FLEMING: I never understood why he split Viacom and CBS, which has the kind of compatible pieces that Wall Street seems to want in a mash-up. I’m just glad Murdoch stopped his Time Warner quest. Murdoch was boasting about saving $1 billion; most of that would have been jobs. That would have had a frightful impact on an industry where people are more terrified than ever.

BART: Next topic. You and I share a sentimental attachment for newspapers, Mike, despite the fact that we now live in a digital domain. Hence don’t you feel it’s downright pathetic that Gannett, the Tribune Co and Scripps last week all joined Time Warner and Fox in ghetto-izing their print assets?
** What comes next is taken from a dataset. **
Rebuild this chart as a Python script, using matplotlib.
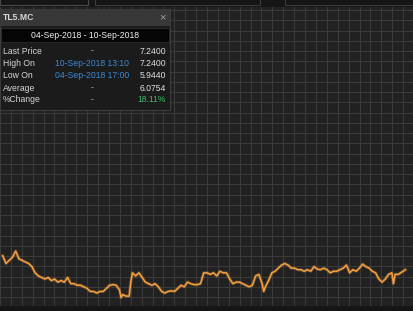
import matplotlib

matplotlib.use("Agg")
import matplotlib.pyplot as plt
import numpy as np
from matplotlib.patches import Rectangle

W, H = 414, 311

# price trace (x = time step, y = price)
TIMES = [
    0, 10, 20, 30, 40, 50, 60, 70, 80, 90, 100, 110, 120, 130, 140, 150, 160, 170, 180,
    190, 200, 210, 220, 230, 240, 250, 260, 270, 280, 290, 300, 310, 320, 330, 340, 350,
    360, 365, 370, 380, 390, 395, 400, 410, 420, 430, 440, 450, 460, 470, 480, 490, 500,
    510, 520, 530, 540, 550, 560, 570, 580, 590, 600, 610, 620, 630, 640, 650, 660, 670,
    680, 690, 700, 710, 720, 730, 740, 750, 760, 770, 780, 790, 800, 805, 810, 820, 830,
    840, 850, 860, 870, 880, 890, 900, 910, 920, 930, 940, 950, 960, 970, 980, 990, 1000,
    1010, 1020, 1030, 1040, 1050, 1060, 1070, 1080, 1090, 1100, 1110, 1120, 1130, 1140,
    1150, 1160, 1170, 1180, 1190, 1200, 1205, 1210, 1220, 1230, 1242,
]
PRICES = [
    6.1025, 6.065, 6.08, 6.095, 6.125, 6.0875, 6.08, 6.0725, 6.065, 6.05, 6.02, 6.005,
    5.9975, 5.99, 5.9975, 5.9825, 5.99, 5.975, 5.9825, 5.975, 5.9975, 5.9675, 5.9675,
    5.96, 5.96, 5.9525, 5.945, 5.93, 5.93, 5.9225, 5.93, 5.93, 5.945, 5.96, 5.963, 5.96,
    5.9375, 5.90, 5.915, 5.9075, 5.9075, 5.975, 6.02, 6.005, 6.02, 5.9975, 5.975, 5.9675,
    5.96, 5.9675, 5.9525, 5.93, 5.9225, 5.93, 5.933, 5.93, 5.945, 5.96, 5.9525, 5.975,
    5.9675, 5.963, 5.963, 5.9675, 6.02, 6.02, 6.0125, 6.02, 6.005, 6.0275, 6.02, 6.02,
    5.99, 5.9675, 5.975, 5.975, 5.9675, 5.96, 5.9525, 5.96, 6.005, 6.0125, 5.9675, 5.93,
    5.9525, 5.9825, 6.02, 6.0275, 6.0425, 6.0575, 6.065, 6.0575, 6.0425, 6.0425, 6.035,
    6.035, 6.0275, 6.035, 6.0275, 6.05, 6.038, 6.035, 6.0425, 6.035, 6.02, 6.0275,
    6.0275, 6.035, 6.0425, 6.0575, 6.02, 6.035, 6.0275, 6.0425, 6.062, 6.05, 6.0425,
    6.0275, 6.02, 5.99, 5.975, 5.99, 6.0125, 6.02, 5.9675, 6.0125, 6.0125, 6.023, 6.035,
]

TICKER = "TL5.MC"
DATE_RANGE = "04-Sep-2018 - 10-Sep-2018"
ROW_LABELS = ["Last Price", "High On", "Low On", "Average", "%Change"]
ROW_WHEN = ["-", "10-Sep-2018 13:10", "04-Sep-2018 17:00", "-", "-"]
ROW_VALUES = ["7.2400", "7.2400", "5.9440", "6.0754", "18.11%"]

BG = "#212121"
GRID = "#3a3a3a"
LINE = "#f5a040"
BLUE = "#3b8ad6"
GREEN = "#3dba6a"
FONT = ["Liberation Sans", "DejaVu Sans"]


def fx(x):
    return x / W


def fy(y):
    return 1 - y / H


def add_rect(fig, x0, y0, x1, y1, **kwargs):
    fig.patches.append(
        Rectangle((fx(x0), fy(y1)), fx(x1 - x0), (y1 - y0) / H, transform=fig.transFigure, **kwargs)
    )


def add_text(fig, x, y, s, **kwargs):
    kw = dict(fontsize=6.2, color="#e6e6e6", va="center", family=FONT)
    kw.update(kwargs)
    fig.text(fx(x), fy(y), s, **kw)


def plot_price(ax):
    ax.set_facecolor(BG)
    ax.set_xlim(0, 1242)
    ax.set_ylim(5.8355, 7.235)
    # grid every ~11 px
    ax.set_xticks(25.2 + 33.6 * np.arange(-1, 38))
    ax.set_yticks(5.903 + 0.0495 * np.arange(-1, 30))
    ax.grid(True, color=GRID, linewidth=0.8)
    ax.tick_params(length=0, labelbottom=False, labelleft=False)
    for sp in ax.spines.values():
        sp.set_visible(False)
    ax.plot(TIMES, PRICES, color=LINE, linewidth=2.4, alpha=0.25, solid_joinstyle="round")
    ax.plot(TIMES, PRICES, color=LINE, linewidth=1.1, solid_joinstyle="round")


def plot_frame(fig):
    # toolbar strip on top, darker band at the bottom
    add_rect(fig, 0, 0, W, 7, facecolor="#151515", edgecolor="none")
    add_rect(fig, 0, -2, 88, 5, facecolor="none", edgecolor="#4a4a4a", linewidth=0.8)
    add_rect(fig, 95, -2, 260, 5, facecolor="none", edgecolor="#3a3a3a", linewidth=0.8)
    add_rect(fig, 285, -2, 414, 5, facecolor="none", edgecolor="#3a3a3a", linewidth=0.8)
    add_rect(fig, 0, 306, W, H, facecolor="#161616", edgecolor="none")


def plot_info_box(fig):
    add_rect(fig, 0, 9, 170, 110, facecolor="#1b1b1b", edgecolor="#3c3c3c", linewidth=0.8)
    add_rect(fig, 0, 9, 170, 26, facecolor="#383838", edgecolor="none")
    add_rect(fig, 1, 28, 169, 42, facecolor="#050505", edgecolor="#2e2e2e", linewidth=0.6)
    add_text(fig, 3, 17.5, TICKER, fontweight="bold", color="#d8d8d8")
    add_text(fig, 162, 17.5, "×", ha="center", fontsize=8, color="#a0a0a0")
    add_text(fig, 85, 35, DATE_RANGE, ha="center", color="#f0f0f0")

    row_y = [51, 63, 75, 88, 100]
    for i, y in enumerate(row_y):
        add_text(fig, 3, y, ROW_LABELS[i], color="#d6d6d6")
        when_color = BLUE if ROW_WHEN[i] != "-" else "#bdbdbd"
        add_text(fig, 92, y, ROW_WHEN[i], ha="center", color=when_color)
        val_color = GREEN if ROW_VALUES[i].endswith("%") else "#e0e0e0"
        add_text(fig, 166, y, ROW_VALUES[i], ha="right", color=val_color)


def main():
    fig = plt.figure(figsize=(W / 100, H / 100), dpi=100, facecolor=BG)
    ax = fig.add_axes([0, 0, 1, 1])
    plot_price(ax)
    plot_frame(fig)
    plot_info_box(fig)
    fig.savefig("out.png", dpi=100, facecolor=BG)


if __name__ == "__main__":
    main()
Frail newspapers like the Los Angeles Times and the Milwaukee Journal are now orphans in the storm. Gannett spent $1.5 billion to buy 20 TV stations last year, ostensibly to fortify its newspaper holdings, but now the papers have been tossed into the orphan club. To add to the problem, the newly independent newspapers owe hefty payments to their dismissive former corporate parents. It’s one thing to starve newspaper holdings, but to send them off into the wilderness seems like corporate irresponsibility.

FLEMING: I feel bad that all of them have to circle the wagons. Romanticism aside, I am glad to be out of the tree-killing business of print journalism. Deadline just wrote about a movie to star Mark Ruffalo, Rachel McAdams, Michael Keaton, Aaron Eckhart and Stanley Tucci, about the Boston Globe team that overcame the powerful church bureaucracy to expose a cover-up in the Catholic Church that shielded pedophile priests and allowed predators to move to other parishes where they molested more kids. The Globe won a Pulitzer for the kind of great journalism that William Goldman memorialized in his All The President’s Men script. Could the Boston Globe or Washington Post today weather the political hardship to lay bare those two incredibly controversial stories? Will digital journalism take over that crusade? I doubt it.

BART: Most of what passes for digital journalism consists of recycling stories that already have made the rounds — and not paying anyone for anything. Today’s Woodwards and Bernsteins hopefully were born rich.